-- start of DATA SECTION --

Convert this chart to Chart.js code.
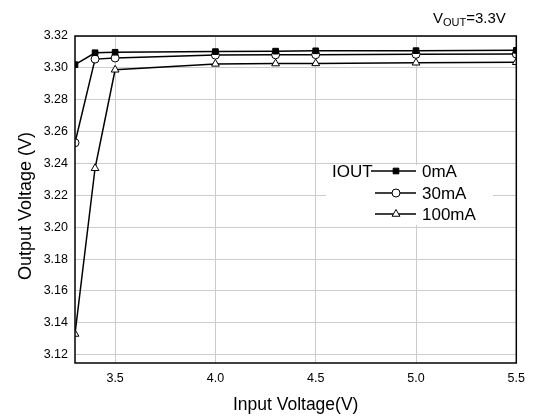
<!DOCTYPE html>
<html>
<head>
<meta charset="utf-8">
<script src="https://cdn.jsdelivr.net/npm/chart.js@4"></script>
<style>
  body { margin: 0; background: #fff; }
  #wrap { width: 533px; height: 416px; }
</style>
</head>
<body>
<div id="wrap"><canvas id="myChart"></canvas></div>
<script>
// input voltage points (V)
const vin = [3.3, 3.4, 3.5, 4.0, 4.3, 4.5, 5.0, 5.5];
// output voltage per load current
const out0mA   = [3.302, 3.3095, 3.3098, 3.3102, 3.3105, 3.3107, 3.3108, 3.311];
const out30mA  = [3.253, 3.3055, 3.3062, 3.308, 3.3082, 3.3083, 3.3085, 3.3087];
const out100mA = [3.133, 3.237, 3.2988, 3.3025, 3.3027, 3.3028, 3.3032, 3.3035];
const seriesNames = ["0mA", "30mA", "100mA"];
const xTicks = [3.5, 4.0, 4.5, 5.0, 5.5];
const yTicks = [3.12, 3.14, 3.16, 3.18, 3.20, 3.22, 3.24, 3.26, 3.28, 3.30, 3.32];

const font = "'Liberation Sans', Arial, sans-serif";

function pts(ys) {
  return vin.map((x, i) => ({ x: x, y: ys[i] }));
}

const styles = [
  { pointStyle: "rect", bg: "#000", radius: 4 },
  { pointStyle: "circle", bg: "#fff", radius: 4 },
  { pointStyle: "triangle", bg: "#fff", radius: 4.5 }
];

const datasets = [out0mA, out30mA, out100mA].map((ys, i) => ({
  label: seriesNames[i],
  data: pts(ys),
  borderColor: "#000",
  borderWidth: 1.5,
  pointStyle: styles[i].pointStyle,
  pointBackgroundColor: styles[i].bg,
  pointBorderColor: "#000",
  pointBorderWidth: 1,
  pointRadius: styles[i].radius,
  tension: 0
}));

// frame, legend box, y title and Vout note
const extras = {
  id: "extras",
  afterDraw(chart) {
    const c = chart.ctx;
    const a = chart.chartArea;
    c.save();
    // legend
    c.fillStyle = "#fff";
    c.fillRect(326, 165, 167, 60);
    c.fillStyle = "#000";
    c.font = "17px " + font;
    c.textBaseline = "middle";
    c.textAlign = "left";
    c.fillText("IOUT", 332, 172);
    const rows = [171, 193, 214];
    rows.forEach((y, i) => {
      c.strokeStyle = "#000";
      c.lineWidth = 1.5;
      c.beginPath();
      c.moveTo(i === 0 ? 371 : 375, y);
      c.lineTo(416, y);
      c.stroke();
      c.lineWidth = 1;
      c.fillStyle = styles[i].bg;
      Chart.helpers.drawPoint(c, {
        pointStyle: styles[i].pointStyle,
        radius: styles[i].radius,
        borderWidth: 1
      }, 396, y);
      c.fillStyle = "#000";
      c.fillText(seriesNames[i], 422, y + 1);
    });
    // frame
    c.strokeStyle = "#000";
    c.lineWidth = 1.5;
    c.strokeRect(a.left, a.top, a.right - a.left, a.bottom - a.top);
    // y title
    c.save();
    c.translate(26, 206);
    c.rotate(-Math.PI / 2);
    c.font = "18px " + font;
    c.textAlign = "center";
    c.textBaseline = "middle";
    c.fillText("Output Voltage (V)", 0, 0);
    c.restore();
    // Vout note
    c.font = "15px " + font;
    c.textBaseline = "alphabetic";
    c.textAlign = "left";
    let x = 433;
    c.fillText("V", x, 23);
    x += c.measureText("V").width;
    c.font = "11px " + font;
    c.fillText("OUT", x, 26);
    x += c.measureText("OUT").width;
    c.font = "15px " + font;
    c.fillText("=3.3V", x, 23);
    c.restore();
  }
};

new Chart(document.getElementById("myChart"), {
  type: "line",
  data: { datasets: datasets },
  options: {
    responsive: true,
    maintainAspectRatio: false,
    animation: false,
    layout: { padding: { top: 36, right: 15, left: 0, bottom: 0 } },
    plugins: { legend: { display: false }, tooltip: { enabled: false } },
    scales: {
      x: {
        type: "linear",
        min: 3.3,
        max: 5.5,
        afterBuildTicks: s => { s.ticks = xTicks.map(v => ({ value: v })); },
        afterFit: s => { s.height = 53; },
        grid: { color: "#cccccc", lineWidth: 1, drawTicks: false },
        border: { display: false },
        ticks: {
          color: "#000",
          padding: 8,
          font: { family: font, size: 12.5 },
          callback: v => v.toFixed(1)
        },
        title: {
          display: true,
          text: "Input Voltage(V)",
          color: "#000",
          font: { family: font, size: 17.5 },
          padding: { top: 4, bottom: 0 }
        }
      },
      y: {
        min: 3.1148,
        max: 3.32,
        afterBuildTicks: s => { s.ticks = yTicks.map(v => ({ value: v })); },
        afterFit: s => { s.width = 75; },
        grid: { color: "#cccccc", lineWidth: 1, drawTicks: false },
        border: { display: false },
        ticks: {
          color: "#000",
          padding: 7,
          font: { family: font, size: 12.5 },
          callback: v => v.toFixed(2)
        },
        title: { display: false }
      }
    }
  },
  plugins: [extras]
});
</script>
</body>
</html>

-- end of DATA SECTION --

WHAT IS REQUIRED: Working from the material above, transcribe it exactly while omitting pictures.

REPLY:
Convert this chart to Chart.js code.
<!DOCTYPE html>
<html>
<head>
<meta charset="utf-8">
<script src="https://cdn.jsdelivr.net/npm/chart.js@4"></script>
<style>
  body { margin: 0; background: #fff; }
  #wrap { width: 533px; height: 416px; }
</style>
</head>
<body>
<div id="wrap"><canvas id="myChart"></canvas></div>
<script>
// input voltage points (V)
const vin = [3.3, 3.4, 3.5, 4.0, 4.3, 4.5, 5.0, 5.5];
// output voltage per load current
const out0mA   = [3.302, 3.3095, 3.3098, 3.3102, 3.3105, 3.3107, 3.3108, 3.311];
const out30mA  = [3.253, 3.3055, 3.3062, 3.308, 3.3082, 3.3083, 3.3085, 3.3087];
const out100mA = [3.133, 3.237, 3.2988, 3.3025, 3.3027, 3.3028, 3.3032, 3.3035];
const seriesNames = ["0mA", "30mA", "100mA"];
const xTicks = [3.5, 4.0, 4.5, 5.0, 5.5];
const yTicks = [3.12, 3.14, 3.16, 3.18, 3.20, 3.22, 3.24, 3.26, 3.28, 3.30, 3.32];

const font = "'Liberation Sans', Arial, sans-serif";

function pts(ys) {
  return vin.map((x, i) => ({ x: x, y: ys[i] }));
}

const styles = [
  { pointStyle: "rect", bg: "#000", radius: 4 },
  { pointStyle: "circle", bg: "#fff", radius: 4 },
  { pointStyle: "triangle", bg: "#fff", radius: 4.5 }
];

const datasets = [out0mA, out30mA, out100mA].map((ys, i) => ({
  label: seriesNames[i],
  data: pts(ys),
  borderColor: "#000",
  borderWidth: 1.5,
  pointStyle: styles[i].pointStyle,
  pointBackgroundColor: styles[i].bg,
  pointBorderColor: "#000",
  pointBorderWidth: 1,
  pointRadius: styles[i].radius,
  tension: 0
}));

// frame, legend box, y title and Vout note
const extras = {
  id: "extras",
  afterDraw(chart) {
    const c = chart.ctx;
    const a = chart.chartArea;
    c.save();
    // legend
    c.fillStyle = "#fff";
    c.fillRect(326, 165, 167, 60);
    c.fillStyle = "#000";
    c.font = "17px " + font;
    c.textBaseline = "middle";
    c.textAlign = "left";
    c.fillText("IOUT", 332, 172);
    const rows = [171, 193, 214];
    rows.forEach((y, i) => {
      c.strokeStyle = "#000";
      c.lineWidth = 1.5;
      c.beginPath();
      c.moveTo(i === 0 ? 371 : 375, y);
      c.lineTo(416, y);
      c.stroke();
      c.lineWidth = 1;
      c.fillStyle = styles[i].bg;
      Chart.helpers.drawPoint(c, {
        pointStyle: styles[i].pointStyle,
        radius: styles[i].radius,
        borderWidth: 1
      }, 396, y);
      c.fillStyle = "#000";
      c.fillText(seriesNames[i], 422, y + 1);
    });
    // frame
    c.strokeStyle = "#000";
    c.lineWidth = 1.5;
    c.strokeRect(a.left, a.top, a.right - a.left, a.bottom - a.top);
    // y title
    c.save();
    c.translate(26, 206);
    c.rotate(-Math.PI / 2);
    c.font = "18px " + font;
    c.textAlign = "center";
    c.textBaseline = "middle";
    c.fillText("Output Voltage (V)", 0, 0);
    c.restore();
    // Vout note
    c.font = "15px " + font;
    c.textBaseline = "alphabetic";
    c.textAlign = "left";
    let x = 433;
    c.fillText("V", x, 23);
    x += c.measureText("V").width;
    c.font = "11px " + font;
    c.fillText("OUT", x, 26);
    x += c.measureText("OUT").width;
    c.font = "15px " + font;
    c.fillText("=3.3V", x, 23);
    c.restore();
  }
};

new Chart(document.getElementById("myChart"), {
  type: "line",
  data: { datasets: datasets },
  options: {
    responsive: true,
    maintainAspectRatio: false,
    animation: false,
    layout: { padding: { top: 36, right: 15, left: 0, bottom: 0 } },
    plugins: { legend: { display: false }, tooltip: { enabled: false } },
    scales: {
      x: {
        type: "linear",
        min: 3.3,
        max: 5.5,
        afterBuildTicks: s => { s.ticks = xTicks.map(v => ({ value: v })); },
        afterFit: s => { s.height = 53; },
        grid: { color: "#cccccc", lineWidth: 1, drawTicks: false },
        border: { display: false },
        ticks: {
          color: "#000",
          padding: 8,
          font: { family: font, size: 12.5 },
          callback: v => v.toFixed(1)
        },
        title: {
          display: true,
          text: "Input Voltage(V)",
          color: "#000",
          font: { family: font, size: 17.5 },
          padding: { top: 4, bottom: 0 }
        }
      },
      y: {
        min: 3.1148,
        max: 3.32,
        afterBuildTicks: s => { s.ticks = yTicks.map(v => ({ value: v })); },
        afterFit: s => { s.width = 75; },
        grid: { color: "#cccccc", lineWidth: 1, drawTicks: false },
        border: { display: false },
        ticks: {
          color: "#000",
          padding: 7,
          font: { family: font, size: 12.5 },
          callback: v => v.toFixed(2)
        },
        title: { display: false }
      }
    }
  },
  plugins: [extras]
});
</script>
</body>
</html>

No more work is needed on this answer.